--- BEGIN Given data ---
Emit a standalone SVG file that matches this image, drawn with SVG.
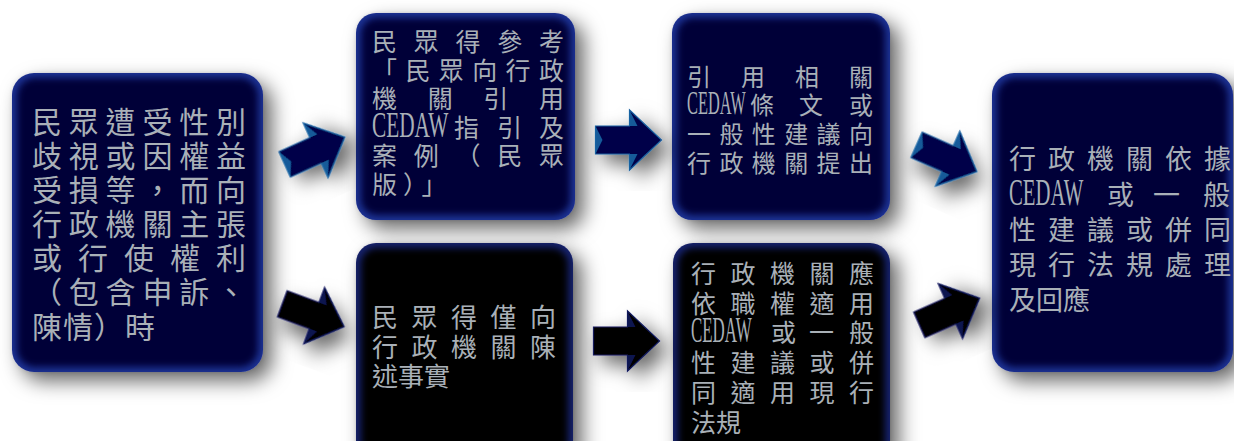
<svg xmlns="http://www.w3.org/2000/svg" width="1234" height="441" viewBox="0 0 1234 441">
<style>
.t{fill:#a9b0b7;font-family:"Liberation Serif","Noto Sans CJK TC",serif}
.edgeN{fill:#1e3294}
.coreN{fill:#000038}
.edgeK{fill:#16226e}
.coreK{fill:#000000}
.arN{fill:#000048;stroke:#185e9e;stroke-width:1.2;stroke-linejoin:miter}
.facN{fill:#1a6aa8;opacity:0.85}
.arK{fill:#000000;stroke:#121a5c;stroke-width:1.2;stroke-linejoin:miter}
.facK{fill:#0e1658;opacity:0.9}
</style>
<defs>
<filter id="sh" x="-25%" y="-25%" width="160%" height="160%">
<feDropShadow dx="9" dy="9" stdDeviation="10" flood-color="#000" flood-opacity="0.6"/>
</filter>
<filter id="soft" x="-10%" y="-10%" width="120%" height="120%">
<feGaussianBlur stdDeviation="3.5"/>
</filter>
<polygon id="arrow" points="-33,-14 1,-14 1,-30 33,0 1,30 1,14 -33,14"/>
</defs>
<rect width="1234" height="441" fill="#ffffff"/>

<g id="n1">
<rect class="edgeN" x="12" y="73" width="251" height="299" rx="22" filter="url(#sh)"/>
<rect class="coreN" x="17" y="78" width="241" height="289" rx="18" filter="url(#soft)"/>
<g class="t" font-size="30">
<text x="32" y="133" textLength="214" lengthAdjust="spacing">民眾遭受性別</text>
<text x="32" y="167" textLength="214" lengthAdjust="spacing">歧視或因權益</text>
<text x="32" y="201" textLength="214" lengthAdjust="spacing">受損等，而向</text>
<text x="32" y="235" textLength="214" lengthAdjust="spacing">行政機關主張</text>
<text x="32" y="269" textLength="214" lengthAdjust="spacing">或行使權利</text>
<text x="32" y="303" textLength="214" lengthAdjust="spacing">（包含申訴、</text>
<text x="32" y="338" letter-spacing="1">陳情）時</text>
</g>
</g>

<g id="n2">
<rect class="edgeN" x="356" y="13" width="219" height="207" rx="20" filter="url(#sh)"/>
<rect class="coreN" x="361" y="18" width="209" height="197" rx="16" filter="url(#soft)"/>
<g class="t" font-size="25">
<text x="372" y="51" textLength="192" lengthAdjust="spacing">民眾得參考</text>
<text x="372" y="80" textLength="192" lengthAdjust="spacing">「民眾向行政</text>
<text x="372" y="108" textLength="192" lengthAdjust="spacing">機關引用</text>
<text transform="translate(372,137) scale(0.591,1)" font-size="36">CEDAW</text>
<text x="454 497 539" y="137">指引及</text>
<text x="372" y="165" textLength="192" lengthAdjust="spacing">案例（民眾</text>
<text x="372" y="194" letter-spacing="6">版）」</text>
</g>
</g>

<g id="n3">
<rect class="edgeN" x="672" y="13" width="218" height="207" rx="20" filter="url(#sh)"/>
<rect class="coreN" x="677" y="18" width="208" height="197" rx="16" filter="url(#soft)"/>
<g class="t" font-size="24">
<text x="687" y="86" textLength="186" lengthAdjust="spacing">引用相關</text>
<text transform="translate(687,114) scale(0.496,1)" font-size="33">CEDAW</text>
<text x="750 799 849" y="114">條文或</text>
<text x="687" y="143" textLength="186" lengthAdjust="spacing">一般性建議向</text>
<text x="687" y="172" textLength="186" lengthAdjust="spacing">行政機關提出</text>
</g>
</g>

<g id="n4">
<rect class="edgeN" x="992" y="73" width="241" height="299" rx="22" filter="url(#sh)"/>
<rect class="coreN" x="997" y="78" width="231" height="289" rx="18" filter="url(#soft)"/>
<g class="t" font-size="27">
<text x="1009" y="169" textLength="222" lengthAdjust="spacing">行政機關依據</text>
<text transform="translate(1009,205) scale(0.546,1)" font-size="38">CEDAW</text>
<text x="1107 1153 1203" y="205">或一般</text>
<text x="1009" y="240" textLength="222" lengthAdjust="spacing">性建議或併同</text>
<text x="1009" y="275" textLength="222" lengthAdjust="spacing">現行法規處理</text>
<text x="1009" y="310">及回應</text>
</g>
</g>

<g id="n5">
<rect class="edgeK" x="356" y="243" width="217" height="220" rx="20" filter="url(#sh)"/>
<rect class="coreK" x="361" y="248" width="207" height="210" rx="16" filter="url(#soft)"/>
<g class="t" font-size="26">
<text x="372" y="327" textLength="184" lengthAdjust="spacing">民眾得僅向</text>
<text x="372" y="357" textLength="184" lengthAdjust="spacing">行政機關陳</text>
<text x="372" y="386">述事實</text>
</g>
</g>

<g id="n6">
<rect class="edgeK" x="673" y="243" width="217" height="220" rx="20" filter="url(#sh)"/>
<rect class="coreK" x="678" y="248" width="207" height="210" rx="16" filter="url(#soft)"/>
<g class="t" font-size="25">
<text x="691" y="283" textLength="183" lengthAdjust="spacing">行政機關應</text>
<text x="691" y="313" textLength="183" lengthAdjust="spacing">依職權適用</text>
<text transform="translate(691,342) scale(0.483,1)" font-size="35">CEDAW</text>
<text x="771 809 849" y="342">或一般</text>
<text x="691" y="372" textLength="183" lengthAdjust="spacing">性建議或併</text>
<text x="691" y="402" textLength="183" lengthAdjust="spacing">同適用現行</text>
<text x="691" y="432">法規</text>
</g>
</g>

<g id="connectors">
<g transform="translate(314.75,150.75) rotate(-24.4)" filter="url(#sh)">
<use href="#arrow" class="arN"/>
<polygon class="facN" points="-33,-14 -26,0 -33,14"/><polygon class="facN" points="1,-30 1,-14 9,-14"/><polygon class="facN" points="1,30 1,14 9,14"/>
</g>
<g transform="translate(628.5,140)" filter="url(#sh)">
<use href="#arrow" class="arN"/>
<polygon class="facN" points="-33,-14 -26,0 -33,14"/><polygon class="facN" points="1,-30 1,-14 9,-14"/><polygon class="facN" points="1,30 1,14 9,14"/>
</g>
<g transform="translate(946.75,158.25) rotate(23.9)" filter="url(#sh)">
<use href="#arrow" class="arN"/>
<polygon class="facN" points="-33,-14 -26,0 -33,14"/><polygon class="facN" points="1,-30 1,-14 9,-14"/><polygon class="facN" points="1,30 1,14 9,14"/>
</g>
<g transform="translate(313.25,315.25) rotate(20.3)" filter="url(#sh)">
<use href="#arrow" class="arK"/>
<polygon class="facK" points="1,-30 1,-14 9,-14"/><polygon class="facK" points="1,30 1,14 9,14"/>
</g>
<g transform="translate(626.5,341)" filter="url(#sh)">
<use href="#arrow" class="arK"/>
<polygon class="facK" points="1,-30 1,-14 9,-14"/><polygon class="facK" points="1,30 1,14 9,14"/>
</g>
<g transform="translate(949.5,311.5) rotate(-23.9)" filter="url(#sh)">
<use href="#arrow" class="arK"/>
<polygon class="facK" points="1,-30 1,-14 9,-14"/><polygon class="facK" points="1,30 1,14 9,14"/>
</g>
</g>
</svg>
--- END Given data ---
### Stated problem
Images in the data above are to be skipped. Retype all other material exactly.

### Problem solution
Emit a standalone SVG file that matches this image, drawn with SVG.
<svg xmlns="http://www.w3.org/2000/svg" width="1234" height="441" viewBox="0 0 1234 441">
<style>
.t{fill:#a9b0b7;font-family:"Liberation Serif","Noto Sans CJK TC",serif}
.edgeN{fill:#1e3294}
.coreN{fill:#000038}
.edgeK{fill:#16226e}
.coreK{fill:#000000}
.arN{fill:#000048;stroke:#185e9e;stroke-width:1.2;stroke-linejoin:miter}
.facN{fill:#1a6aa8;opacity:0.85}
.arK{fill:#000000;stroke:#121a5c;stroke-width:1.2;stroke-linejoin:miter}
.facK{fill:#0e1658;opacity:0.9}
</style>
<defs>
<filter id="sh" x="-25%" y="-25%" width="160%" height="160%">
<feDropShadow dx="9" dy="9" stdDeviation="10" flood-color="#000" flood-opacity="0.6"/>
</filter>
<filter id="soft" x="-10%" y="-10%" width="120%" height="120%">
<feGaussianBlur stdDeviation="3.5"/>
</filter>
<polygon id="arrow" points="-33,-14 1,-14 1,-30 33,0 1,30 1,14 -33,14"/>
</defs>
<rect width="1234" height="441" fill="#ffffff"/>

<g id="n1">
<rect class="edgeN" x="12" y="73" width="251" height="299" rx="22" filter="url(#sh)"/>
<rect class="coreN" x="17" y="78" width="241" height="289" rx="18" filter="url(#soft)"/>
<g class="t" font-size="30">
<text x="32" y="133" textLength="214" lengthAdjust="spacing">民眾遭受性別</text>
<text x="32" y="167" textLength="214" lengthAdjust="spacing">歧視或因權益</text>
<text x="32" y="201" textLength="214" lengthAdjust="spacing">受損等，而向</text>
<text x="32" y="235" textLength="214" lengthAdjust="spacing">行政機關主張</text>
<text x="32" y="269" textLength="214" lengthAdjust="spacing">或行使權利</text>
<text x="32" y="303" textLength="214" lengthAdjust="spacing">（包含申訴、</text>
<text x="32" y="338" letter-spacing="1">陳情）時</text>
</g>
</g>

<g id="n2">
<rect class="edgeN" x="356" y="13" width="219" height="207" rx="20" filter="url(#sh)"/>
<rect class="coreN" x="361" y="18" width="209" height="197" rx="16" filter="url(#soft)"/>
<g class="t" font-size="25">
<text x="372" y="51" textLength="192" lengthAdjust="spacing">民眾得參考</text>
<text x="372" y="80" textLength="192" lengthAdjust="spacing">「民眾向行政</text>
<text x="372" y="108" textLength="192" lengthAdjust="spacing">機關引用</text>
<text transform="translate(372,137) scale(0.591,1)" font-size="36">CEDAW</text>
<text x="454 497 539" y="137">指引及</text>
<text x="372" y="165" textLength="192" lengthAdjust="spacing">案例（民眾</text>
<text x="372" y="194" letter-spacing="6">版）」</text>
</g>
</g>

<g id="n3">
<rect class="edgeN" x="672" y="13" width="218" height="207" rx="20" filter="url(#sh)"/>
<rect class="coreN" x="677" y="18" width="208" height="197" rx="16" filter="url(#soft)"/>
<g class="t" font-size="24">
<text x="687" y="86" textLength="186" lengthAdjust="spacing">引用相關</text>
<text transform="translate(687,114) scale(0.496,1)" font-size="33">CEDAW</text>
<text x="750 799 849" y="114">條文或</text>
<text x="687" y="143" textLength="186" lengthAdjust="spacing">一般性建議向</text>
<text x="687" y="172" textLength="186" lengthAdjust="spacing">行政機關提出</text>
</g>
</g>

<g id="n4">
<rect class="edgeN" x="992" y="73" width="241" height="299" rx="22" filter="url(#sh)"/>
<rect class="coreN" x="997" y="78" width="231" height="289" rx="18" filter="url(#soft)"/>
<g class="t" font-size="27">
<text x="1009" y="169" textLength="222" lengthAdjust="spacing">行政機關依據</text>
<text transform="translate(1009,205) scale(0.546,1)" font-size="38">CEDAW</text>
<text x="1107 1153 1203" y="205">或一般</text>
<text x="1009" y="240" textLength="222" lengthAdjust="spacing">性建議或併同</text>
<text x="1009" y="275" textLength="222" lengthAdjust="spacing">現行法規處理</text>
<text x="1009" y="310">及回應</text>
</g>
</g>

<g id="n5">
<rect class="edgeK" x="356" y="243" width="217" height="220" rx="20" filter="url(#sh)"/>
<rect class="coreK" x="361" y="248" width="207" height="210" rx="16" filter="url(#soft)"/>
<g class="t" font-size="26">
<text x="372" y="327" textLength="184" lengthAdjust="spacing">民眾得僅向</text>
<text x="372" y="357" textLength="184" lengthAdjust="spacing">行政機關陳</text>
<text x="372" y="386">述事實</text>
</g>
</g>

<g id="n6">
<rect class="edgeK" x="673" y="243" width="217" height="220" rx="20" filter="url(#sh)"/>
<rect class="coreK" x="678" y="248" width="207" height="210" rx="16" filter="url(#soft)"/>
<g class="t" font-size="25">
<text x="691" y="283" textLength="183" lengthAdjust="spacing">行政機關應</text>
<text x="691" y="313" textLength="183" lengthAdjust="spacing">依職權適用</text>
<text transform="translate(691,342) scale(0.483,1)" font-size="35">CEDAW</text>
<text x="771 809 849" y="342">或一般</text>
<text x="691" y="372" textLength="183" lengthAdjust="spacing">性建議或併</text>
<text x="691" y="402" textLength="183" lengthAdjust="spacing">同適用現行</text>
<text x="691" y="432">法規</text>
</g>
</g>

<g id="connectors">
<g transform="translate(314.75,150.75) rotate(-24.4)" filter="url(#sh)">
<use href="#arrow" class="arN"/>
<polygon class="facN" points="-33,-14 -26,0 -33,14"/><polygon class="facN" points="1,-30 1,-14 9,-14"/><polygon class="facN" points="1,30 1,14 9,14"/>
</g>
<g transform="translate(628.5,140)" filter="url(#sh)">
<use href="#arrow" class="arN"/>
<polygon class="facN" points="-33,-14 -26,0 -33,14"/><polygon class="facN" points="1,-30 1,-14 9,-14"/><polygon class="facN" points="1,30 1,14 9,14"/>
</g>
<g transform="translate(946.75,158.25) rotate(23.9)" filter="url(#sh)">
<use href="#arrow" class="arN"/>
<polygon class="facN" points="-33,-14 -26,0 -33,14"/><polygon class="facN" points="1,-30 1,-14 9,-14"/><polygon class="facN" points="1,30 1,14 9,14"/>
</g>
<g transform="translate(313.25,315.25) rotate(20.3)" filter="url(#sh)">
<use href="#arrow" class="arK"/>
<polygon class="facK" points="1,-30 1,-14 9,-14"/><polygon class="facK" points="1,30 1,14 9,14"/>
</g>
<g transform="translate(626.5,341)" filter="url(#sh)">
<use href="#arrow" class="arK"/>
<polygon class="facK" points="1,-30 1,-14 9,-14"/><polygon class="facK" points="1,30 1,14 9,14"/>
</g>
<g transform="translate(949.5,311.5) rotate(-23.9)" filter="url(#sh)">
<use href="#arrow" class="arK"/>
<polygon class="facK" points="1,-30 1,-14 9,-14"/><polygon class="facK" points="1,30 1,14 9,14"/>
</g>
</g>
</svg>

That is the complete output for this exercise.